I spent a little time trying to wrap my brain around what exactly this meant, but then I looked into who is for and against it. Well, I stopped trying to understand it the way I do with others:

Strike One: the “For” team:

So one of the bill’s sponsors used to be a judge. Note the “used to be” part. He apparently was accused of making sexually suggestive comments to a female attorney and had to “step down” from the bench before the current commission got too invested in investigating him.  So… in other words someone who might/could directly benefit from removing the current system wants to replace it? I’m very suspicious of his motives.

Add to this, there are no endorsements I’ve been able to find from any groups.  The only “pro” people seem to be the bill’s sponsors… if I can’t understand and you can’t get experts to endorse it… my doubts rise.

Strike Two: The “Against” team:

I won’t ever say lawyers are angels, but they do have an association that puts ethics into their terminologies and tries to uphold some kind of standard. Imperfect, but existing. And they are against this bill. It says something when the bar association’s president (which lawyers and judges don’t always like each other!) has a great statement:

For over four decades the JQC has served the citizens of Georgia very well…To try to amend the constitution of the state of Georgia before they even have the hearings they want to have to investigate whatever it is they want to investigate at the JQC was frankly premature and just doesn’t make sense. Why amend the Constitution when you don’t have all the facts?

Add to this that Georgians for Judicial Integrity is against it… I mean, when it doubt I look at the teams at play and I would say there are some strong players on the “cons” team that I will at least take seriously.

Strike Three: Editorials

A former chairman (probably biased, I know!) said their “simple language” version is:

the abolition of the current JQC in favor of one that would be a creature of the state legislature […] The people of Georgia have had an independent constitutional commission since 1972, and I believe it has served them well.

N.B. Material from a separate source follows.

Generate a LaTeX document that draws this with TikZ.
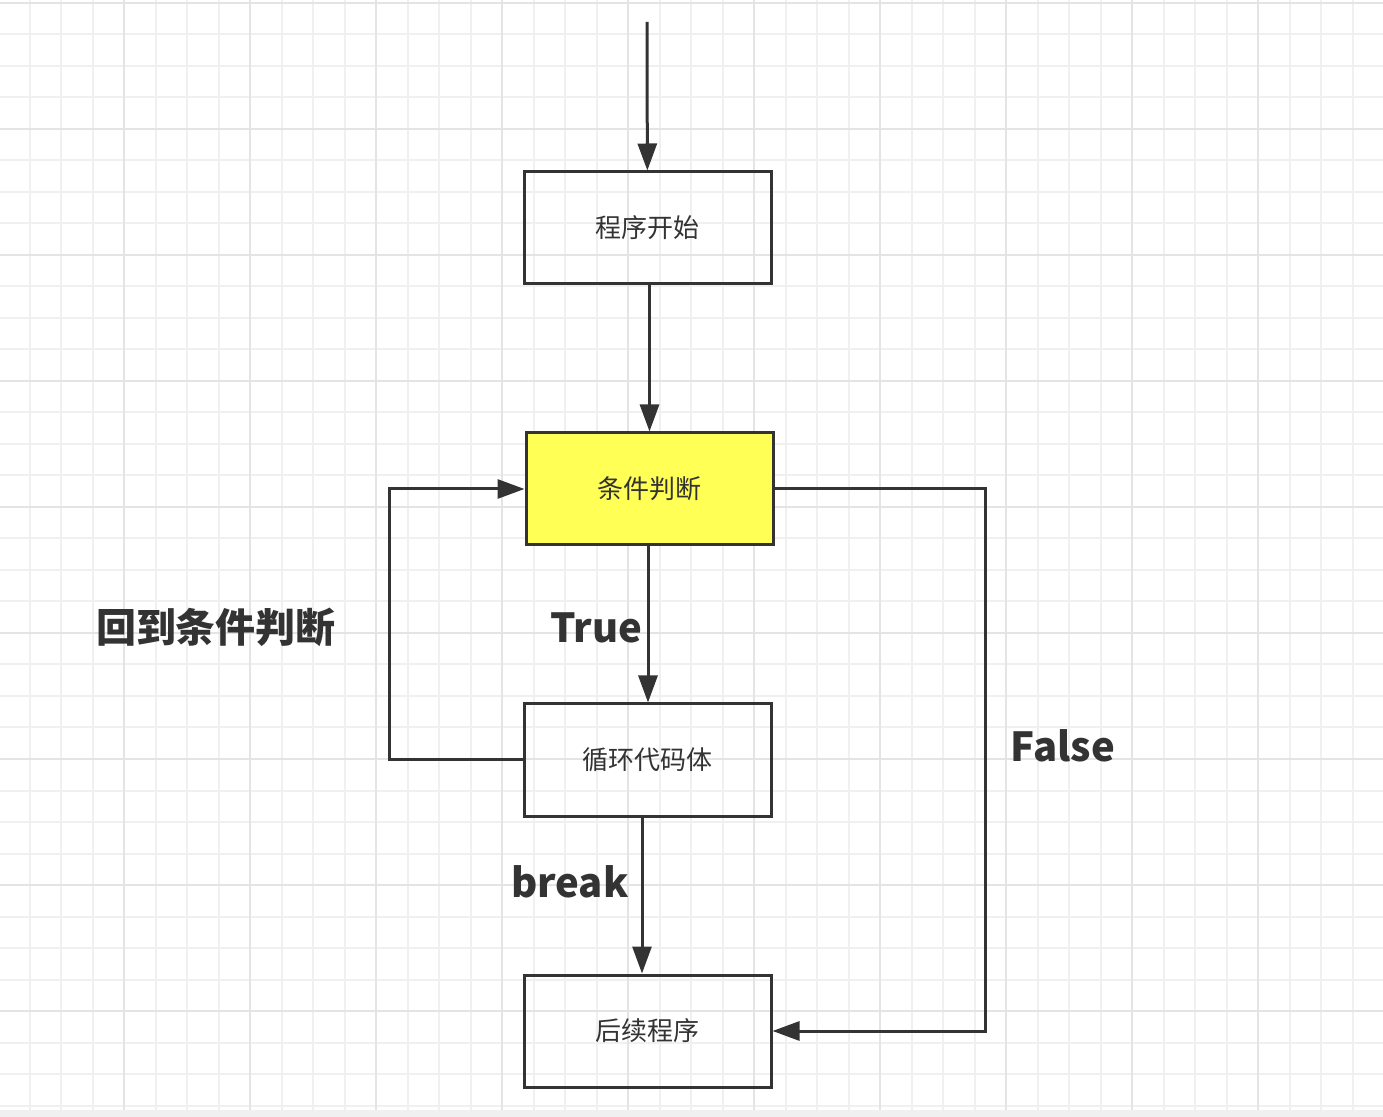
\documentclass[tikz,border=0pt]{standalone}
\usepackage{fontspec}
\setmainfont{Noto Sans CJK SC}
\usetikzlibrary{positioning,arrows.meta}
\definecolor{ink}{HTML}{333333}
\definecolor{condfill}{HTML}{FFFF55}
\definecolor{gridminor}{HTML}{F0F0F0}
\definecolor{gridmajor}{HTML}{E4E4E4}
\begin{document}
\begin{tikzpicture}[x=0.5pt,y=-0.5pt,>={Triangle[length=13.5pt,width=9.5pt]},
  box/.style={draw=ink,line width=1.5pt,minimum width=123.5pt,minimum height=56pt,inner sep=0pt,text=ink,font=\fontsize{13pt}{15pt}\selectfont},
  flow/.style={->,draw=ink,line width=1.5pt},
  lbl/.style={text=ink,font=\bfseries\fontsize{20pt}{24pt}\selectfont}]
\useasboundingbox (0,0) rectangle (1383,1117);
% grid
\fill[white] (0,0) rectangle (1383,1117);
\foreach \k in {1,...,44} \draw[gridminor,line width=1pt] (-2+31.5*\k,0) -- (-2+31.5*\k,1110);
\foreach \k in {0,...,35} \draw[gridminor,line width=1pt] (0,3+31.5*\k) -- (1383,3+31.5*\k);
\foreach \k in {1,...,10} \draw[gridmajor,line width=1pt] (-2+126*\k,0) -- (-2+126*\k,1110);
\foreach \k in {0,...,8} \draw[gridmajor,line width=1pt] (0,3+126*\k) -- (1383,3+126*\k);
\fill[gridminor] (0,1110) rectangle (1383,1117);

\node[box] (start) at (647.5,228) {程序开始};
\node[box,fill=condfill,below=73pt of start,xshift=1pt] (cond) {条件判断};
\node[box,below=78pt of cond,xshift=-1pt] (body) {循环代码体};
\node[box,below=78pt of body] (after) {后续程序};
\coordinate (entry) at (647,22);

\draw[flow] (entry) -- (start);
\draw[flow] (start.south -| cond) -- (cond.north);
\draw[flow] ([xshift=-0.75pt]cond.south) -- ([xshift=-0.75pt]cond.south |- body.north)
  node[lbl,midway,left,inner sep=2pt,yshift=-1.5pt] (truelbl) {True};
\draw[flow] (body.west) -- ++(-133,0) |- (cond.west);
\draw[flow] ([xshift=-2.75pt]body.south) -- ([xshift=-2.75pt]body.south |- after.north)
  node[lbl,midway,left,inner sep=6pt,yshift=7pt] (breaklbl) {break};
\draw[flow] (cond.east) -- ++(211,0) |- (after.east);

\node[lbl] (backlbl) at (216,627) {回到条件判断};
\node[lbl] (falselbl) at (1063,746) {False};
\end{tikzpicture}
\end{document}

There are a few versions of other “plain language” and they all explain that the phrase “requires the General Assembly to replace” will lead to a legislatively-controlled board. It remaining independent is a good thing.  If, as the proponents claim, there needs to be more “transparency” in it – just add transparency requirements!  You don’t have to rebuild/replace when you can just repair (Warning for anyone out there: I will use that phrase in future posts – expect it!)

Decision:

I have to vote against this. I like the idea of transparency, but I do NOT like tearing down something so a dude might/maybe can get his old job back and let elected goons try to mandate court policies/practices. Because you know that is what will happen. And the last thing I want is for the judiciary to “report” or even think about how their job could be influenced by legislators!  Separation of powers. So I’m going to have to vote against at least this version of the amendment.